Le positionnement du GRF s’inscrit dans la durée pour défendre les intérêts du secteur, à la différence des fédérations professionnelles comme la FNTR ou l’OTRE qui défendent des dossiers de fond, comme le rabotage du remboursement partiel de la TICPE, le déploiement des chronotachygraphes intelligents pour contrôler les temps de conduite et de repos. Le GRF revendique de son côté des mesures immédiates et d’urgence auprès des pouvoirs publics.  

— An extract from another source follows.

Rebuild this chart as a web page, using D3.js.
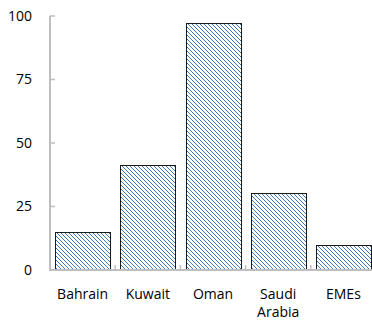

BTL : Par exemple, quelles sont vos revendications précises ?
K.A. : La TICPE comme les chronotachygraphes sont des sujets qui ont un cycle long pour aboutir. La profession a été rattrapée depuis 2022 par une inflation généralisée en France, laquelle accentue davantage le fossé existant entre un chauffeur des pays d’Europe de l’Est et un chauffeur français. L’euro en France n’a pas la même valeur qu’en Roumanie ou en Bulgarie. Les conducteurs qui sont rémunérés 1500 € mensuels sont des « rois » là-bas. Le conducteur français est certes mieux rémunéré au-delà de 2000 € mensuels mais sa situation salariale se dégrade s’il est le seul revenu de la famille. Le mot d’ordre est d’agir sur les prix du marché du transport pour éviter de travailler à perte ou du moins d’accepter un prix qui ne valorise pas le trajet. Malheureusement, les conditions du marché sont telles que le transporteur français est obligé d’accepter ces conditions. Le prix ne correspond plus au coût de revient du conducteur.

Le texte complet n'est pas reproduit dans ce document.